Schoolchildren being asked to snitch on their parents? The Soviet Union during the 1930s? Cuba whenever?

           No, actually, suburban Boston, Massachusetts right now?:

A Boston-area school district is apologizing after parents complained about a survey given to kids as young as sixth grade that probed deep into their home lives.

Administrators with the Triton school district distributed an optional Harvard University survey to public school students earlier this month that asked kids to rate which parent is more "honest" and "caring" and disclose their parents' attitudes on race and economic equality.

How fair do your parents think it is that some people in this country have a lot of money  others just have a little money?" asks one question, prompting students to select responses ranging from "very fair" to "unfair" to "I'm not sure." 

Do your parents do anything to help people who have less money?" another question asks. 

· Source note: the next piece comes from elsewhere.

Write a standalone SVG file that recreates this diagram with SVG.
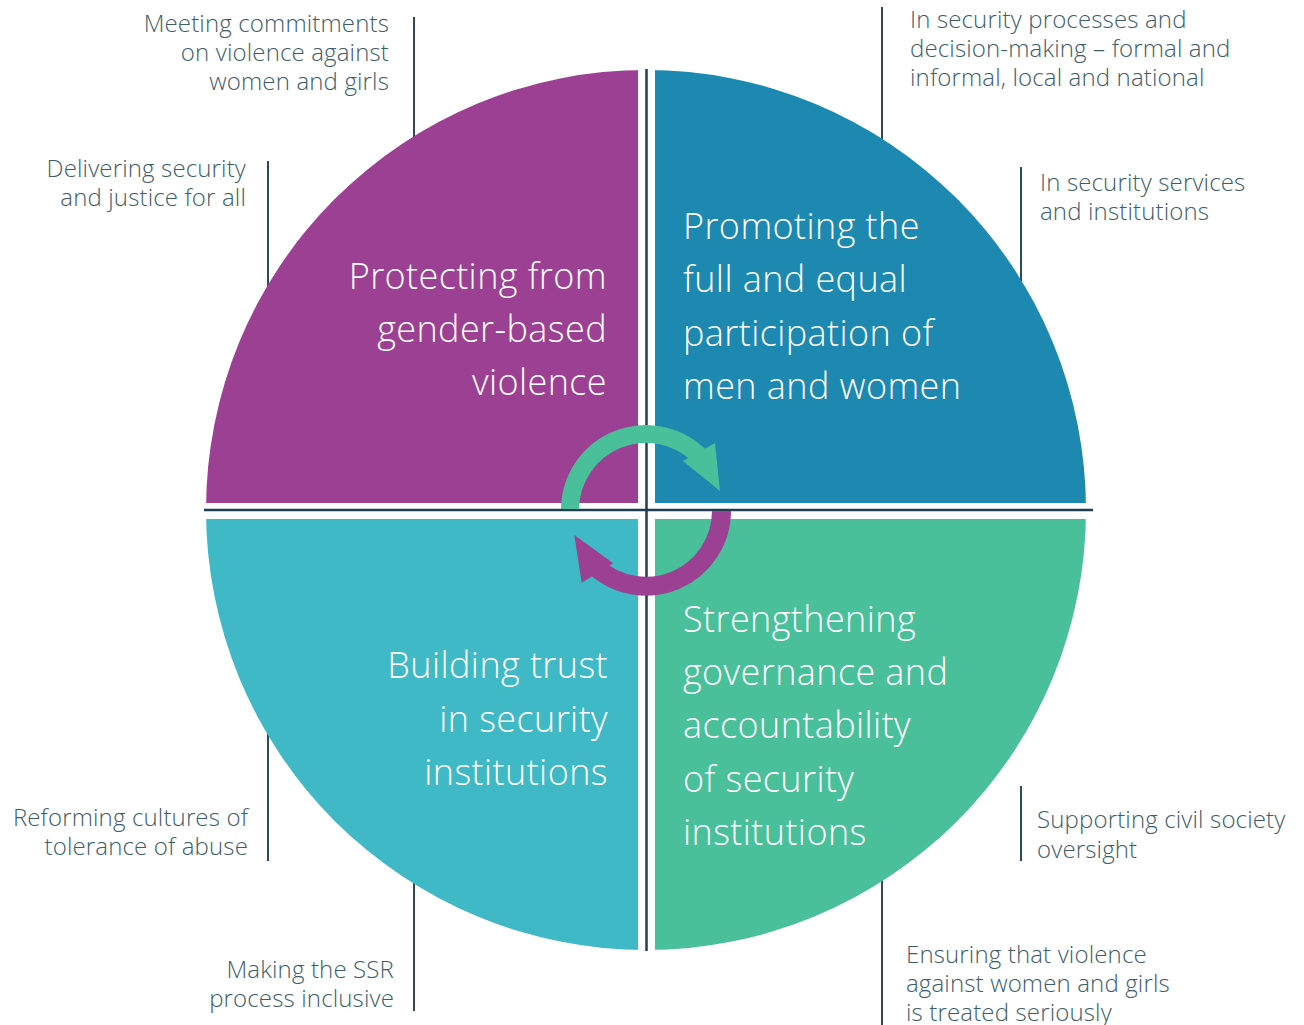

The optional survey is part of the "Making Caring Common Project" — by Harvard's Graduate School of Education — that seeks to help educators, parents, and communities "raise children who are caring, respectful, and responsible toward others and their communities."

Harvard thinks the rat-out survey—all in the name of reeducation—is just great :

Making Caring Common (MCC) helps educators, parents, and communities raise children who are caring, respectful, and responsible toward others and their communities. We’re working to make these values live and breathe in the day-to-day interactions of every school and home. We’re working to make caring common.

But strangely enough, the parents in the Triton area, about 30 miles northeast of Boston, didn’t exactly care whether the survey was supposed to implement “caring” and sharing:

The survey did not sit well with many parents who blasted the questionnaire as "bogus" and accused the university of not disclosing what, exactly, it intended to ask. Parents received advanced notice about the optional survey and were told all data would remain anonymous.

"They went into the family home. They asked questions that pinned one parent against the other," said a parent with children in the district who spoke to FoxNews.com on condition of anonymity. 

The parent said that when she questioned her young daughter about the survey, the girl was upset and blurted out, "I didn't say anything bad about you." 

"My kids have no idea how much money I make and how much money I give to people," she said. "And frankly, it's none of the school's business or Harvard's for that matter."

Harvard, meanwhile, remains unapologetic:

Richard Richard Weissbourd, a Harvard psychologist with the graduate school of education who runs the Making Caring Common project, told FoxNews.com, "We don't think it was a mistake."

"We are trying to gather information that will help schools and parents engage young people in discussions about race and inequality," Weissbourd said. "Hard to have those discussions if you don’t hear from young people."

As the Boston Herald’s Howie Carr writes:

The kids from the high and middle schools (the questionnaire included a box for 10-year-olds to check) were asked by the apparatchiks from the People’s Republic of Cambridge to rat out their parents for insufficient ?Political Correctness.

George Orwell’s Ministry of Love would have been ?impressed.

Here’s a typical question for the public-school kids of Rowley, Newbury and Salisbury:

“In the past year, my parents have: Done or said things that make me less trusting of people of other races or ethnicities.” Check the box: Never, Once, 2-3 times, 4-5 times, 6 or more times.”

At what point does Big Brother step in to mandate re-education at Diversity University? Somewhere between never and once would be my guess.

Actually pretty darned often, according to Harvard.